Il tema è di estrema attualità, tanto che il sindaco Concetta Monguzzi ha deciso di prendere carta e penna e scrivere al Prefetto di Monza e Brianza, Giovanna Vilasi, per esprimere “preoccupazione relativamente alle persone questuanti che gravitano quotidianamente sul territorio di Lissone” e per ribadire il timore “che, in alcuni casi, alle spalle di queste persone possa nascondersi una gestione organizzata della questua, spalancando a scenari ancor più preoccupanti in cui la solitudine e la disperazione di queste persone possa esser stata utilizzata senza scrupolo alcuno”.
Si torna a parlare (o forse dovremmo dire, si continua a discutere) di chi in città chiede l’elemosina.
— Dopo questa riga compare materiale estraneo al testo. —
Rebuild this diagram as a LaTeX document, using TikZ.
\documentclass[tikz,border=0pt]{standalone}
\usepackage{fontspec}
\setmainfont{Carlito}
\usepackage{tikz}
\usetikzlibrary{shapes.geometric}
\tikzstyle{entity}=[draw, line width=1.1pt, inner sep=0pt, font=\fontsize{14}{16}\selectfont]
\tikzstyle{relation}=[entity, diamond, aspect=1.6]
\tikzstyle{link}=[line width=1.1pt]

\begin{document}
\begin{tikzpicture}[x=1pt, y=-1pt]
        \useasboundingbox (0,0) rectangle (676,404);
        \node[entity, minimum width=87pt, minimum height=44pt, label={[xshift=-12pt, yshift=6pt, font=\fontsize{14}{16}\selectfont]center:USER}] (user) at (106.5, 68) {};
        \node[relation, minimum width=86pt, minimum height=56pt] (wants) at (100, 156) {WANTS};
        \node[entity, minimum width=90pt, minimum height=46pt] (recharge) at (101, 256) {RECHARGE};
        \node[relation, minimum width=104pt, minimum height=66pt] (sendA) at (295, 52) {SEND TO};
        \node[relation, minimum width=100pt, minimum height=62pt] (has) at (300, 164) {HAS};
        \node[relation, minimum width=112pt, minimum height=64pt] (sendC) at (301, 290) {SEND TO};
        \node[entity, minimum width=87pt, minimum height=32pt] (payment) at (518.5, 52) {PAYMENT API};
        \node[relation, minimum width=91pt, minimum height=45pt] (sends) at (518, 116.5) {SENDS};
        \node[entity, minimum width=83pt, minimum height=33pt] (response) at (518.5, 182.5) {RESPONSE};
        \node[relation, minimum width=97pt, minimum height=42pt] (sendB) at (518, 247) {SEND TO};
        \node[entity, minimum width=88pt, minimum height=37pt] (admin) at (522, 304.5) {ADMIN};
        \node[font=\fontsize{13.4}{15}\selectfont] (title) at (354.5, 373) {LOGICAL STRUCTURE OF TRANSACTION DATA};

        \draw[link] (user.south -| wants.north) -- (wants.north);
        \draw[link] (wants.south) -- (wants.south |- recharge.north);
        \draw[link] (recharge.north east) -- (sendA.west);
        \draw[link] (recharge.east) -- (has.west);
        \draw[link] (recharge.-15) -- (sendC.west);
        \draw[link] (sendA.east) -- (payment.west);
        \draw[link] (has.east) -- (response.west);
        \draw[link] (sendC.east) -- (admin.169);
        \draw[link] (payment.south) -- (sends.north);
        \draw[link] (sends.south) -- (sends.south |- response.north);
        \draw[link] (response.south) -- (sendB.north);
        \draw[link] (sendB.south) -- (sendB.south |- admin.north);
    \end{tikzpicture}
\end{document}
Il sindaco in una nota ufficiale trasmessa a seguito di sopralluoghi mirati eseguiti dal comando di Polizia locale dal settembre 2017 al marzo 2018 ) “da cui sembra che la questua sul territorio lissonese sia divenuta stanziale e sistematica”), precisa di essere “preoccupata in particolare per l’eventualità che alcuni dei soggetti identificati possano apparire all’interno dei progetti elaborati dalla Prefettura di cui sono affidatarie le Cooperative sul territorio”.
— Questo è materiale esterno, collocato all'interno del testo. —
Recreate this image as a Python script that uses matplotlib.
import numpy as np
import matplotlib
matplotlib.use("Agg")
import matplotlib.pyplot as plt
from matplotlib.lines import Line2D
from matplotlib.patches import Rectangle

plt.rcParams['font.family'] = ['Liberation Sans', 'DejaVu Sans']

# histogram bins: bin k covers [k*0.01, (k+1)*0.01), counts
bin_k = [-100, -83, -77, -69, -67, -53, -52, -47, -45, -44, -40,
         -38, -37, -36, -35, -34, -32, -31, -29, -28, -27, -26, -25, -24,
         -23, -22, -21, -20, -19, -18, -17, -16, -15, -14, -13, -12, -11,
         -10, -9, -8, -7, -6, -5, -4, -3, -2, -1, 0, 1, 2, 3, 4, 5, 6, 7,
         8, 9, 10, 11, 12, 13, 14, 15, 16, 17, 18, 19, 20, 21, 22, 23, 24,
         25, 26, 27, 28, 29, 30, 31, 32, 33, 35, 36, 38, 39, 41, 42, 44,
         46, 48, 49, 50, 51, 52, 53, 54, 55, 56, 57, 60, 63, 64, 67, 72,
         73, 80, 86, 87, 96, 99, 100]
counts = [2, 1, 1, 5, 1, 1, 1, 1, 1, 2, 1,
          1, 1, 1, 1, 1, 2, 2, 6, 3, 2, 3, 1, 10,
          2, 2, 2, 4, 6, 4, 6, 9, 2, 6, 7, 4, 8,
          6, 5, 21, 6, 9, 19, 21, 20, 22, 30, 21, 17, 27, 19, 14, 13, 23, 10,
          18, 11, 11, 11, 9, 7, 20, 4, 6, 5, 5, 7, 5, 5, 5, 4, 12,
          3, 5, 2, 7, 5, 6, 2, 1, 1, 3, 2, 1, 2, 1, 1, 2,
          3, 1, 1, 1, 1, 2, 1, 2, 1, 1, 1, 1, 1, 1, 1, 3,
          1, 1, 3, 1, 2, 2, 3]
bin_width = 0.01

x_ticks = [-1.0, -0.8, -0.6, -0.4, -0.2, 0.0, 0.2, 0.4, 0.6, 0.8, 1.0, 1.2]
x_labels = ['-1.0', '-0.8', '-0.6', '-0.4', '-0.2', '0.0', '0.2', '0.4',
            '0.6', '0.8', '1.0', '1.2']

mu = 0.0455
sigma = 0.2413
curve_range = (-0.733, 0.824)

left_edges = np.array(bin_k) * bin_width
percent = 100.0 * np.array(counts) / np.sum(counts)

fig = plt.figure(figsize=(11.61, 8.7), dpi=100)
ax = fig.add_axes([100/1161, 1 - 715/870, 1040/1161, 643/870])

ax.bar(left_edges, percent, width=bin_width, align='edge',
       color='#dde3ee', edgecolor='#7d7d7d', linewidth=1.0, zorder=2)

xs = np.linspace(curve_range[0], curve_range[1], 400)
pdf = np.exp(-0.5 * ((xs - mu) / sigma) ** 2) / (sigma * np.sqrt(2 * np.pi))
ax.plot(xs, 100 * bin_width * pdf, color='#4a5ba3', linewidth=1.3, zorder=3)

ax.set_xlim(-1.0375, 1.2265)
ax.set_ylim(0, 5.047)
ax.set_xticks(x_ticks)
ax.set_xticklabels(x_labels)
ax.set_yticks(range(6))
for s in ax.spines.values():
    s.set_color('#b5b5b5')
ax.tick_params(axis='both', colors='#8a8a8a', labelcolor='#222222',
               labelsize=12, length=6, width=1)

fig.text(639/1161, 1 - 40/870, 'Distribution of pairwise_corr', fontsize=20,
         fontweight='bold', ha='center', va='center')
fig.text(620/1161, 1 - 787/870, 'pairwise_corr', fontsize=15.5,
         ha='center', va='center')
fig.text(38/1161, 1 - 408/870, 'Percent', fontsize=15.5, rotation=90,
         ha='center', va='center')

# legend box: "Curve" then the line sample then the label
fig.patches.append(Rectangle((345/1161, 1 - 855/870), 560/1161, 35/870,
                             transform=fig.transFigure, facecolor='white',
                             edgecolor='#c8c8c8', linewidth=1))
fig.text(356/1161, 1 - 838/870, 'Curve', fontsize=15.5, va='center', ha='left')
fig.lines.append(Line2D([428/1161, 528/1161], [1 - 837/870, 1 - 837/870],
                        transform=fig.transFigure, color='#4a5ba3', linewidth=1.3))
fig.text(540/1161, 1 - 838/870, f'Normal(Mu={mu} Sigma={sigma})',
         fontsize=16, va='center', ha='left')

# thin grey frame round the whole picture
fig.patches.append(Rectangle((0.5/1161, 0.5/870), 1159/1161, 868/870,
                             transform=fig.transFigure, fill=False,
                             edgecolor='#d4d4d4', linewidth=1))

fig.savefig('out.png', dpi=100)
A seguito dell’ordinanza contingibile ed urgente in materia della vivibilità della città e del decoro urbano emessa dal sindaco di Lissone nel 2017 sulla scorta del “Decreto Minniti”, sono stati effettuati ulteriori e più approfonditi controlli sugli individui dediti alla questua in ambito urbano, soprattutto fuori dalle attività commerciali. Interventi volti ad individuare la regolarità sulla permanenza sul territorio italiano di questi soggetti. «E’ emerso che la pressoché totalità delle persone censite e mappate è di nazionalità nigeriana- fa sapere il sindaco -in alcuni casi gli agenti di Polizia Locale hanno generalizzato i soggetti, che risultato in regola sul territorio italiano ed in possesso di documenti identificativi. In altri casi, i soggetti sono risultati sprovvisti di documenti di identità ed hanno comunicato oralmente le proprie generalità».
La nota inviata al Prefetto elenca 24 nominativi di individui, con l’indicazione della data di nascita e del luogo di domicilio o residenza. “La mia preoccupazione è dettata dalla volontà di comprendere chi siano queste persone questuanti che gravitano quotidianamente sul territorio di Lissone, di quali percorsi di integrazione facciano parte, quali siano le Cooperative alle quali sono state affidate per entrare a far parte di percorsi di inclusione sociale -conclude – monitorare il fenomeno non è, ora, sufficiente. Per questo ho chiesto un colloquio personale al Prefetto”.